Sequential directional deposition of one-sided (In,Ga)N shells on GaN nanowires by molecular beam epitaxy

TL;DR

This paper introduces a novel sequential directional deposition method for growing homogeneous (In,Ga)N shells on GaN nanowires using molecular beam epitaxy, enabling controlled shell growth on specific nanowire facets.

Contribution

It presents a new technique for directional shell growth on nanowires, allowing for selective and homogeneous coating with potential for tailored nanostructures.

Findings

Homogeneous (In,Ga)N shells can be grown on single facets of GaN nanowires.

Higher In content induces strain and nanowire bending.

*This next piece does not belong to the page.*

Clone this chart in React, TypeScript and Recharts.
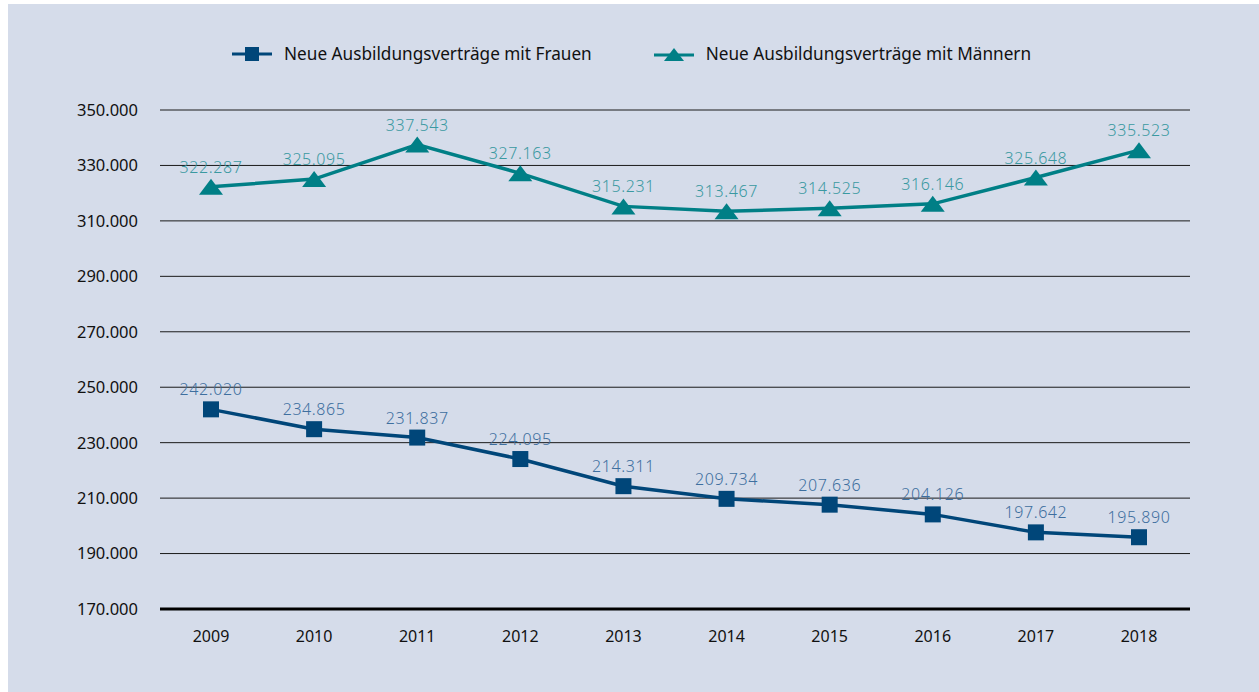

In incorporation and emission spectra depend on growth temperature and flux ratio.

Abstract

Capitalizing on the directed nature of the atomic fluxes in molecular beam epitaxy, we propose and demonstrate the sequential directional deposition of lateral (In,Ga)N shells on GaN nanowires. In this approach, a sub-monolayer thickness of each constituent atomic species, i.e. Ga, In, and N, is deposited subsequently from the same direction by rotating the sample and operating the shutters accordingly. Using multiple iterations of this process, we achieve the growth of homogeneous shells on a single side facet of the nanowires. For higher In content and thus lattice mismatch, we observe a strain-induced bending of the nanowire heterostructures. The incorporation of In and the resulting emission spectra are systematically investigated as a function of both the growth temperature and the In/Ga flux ratio.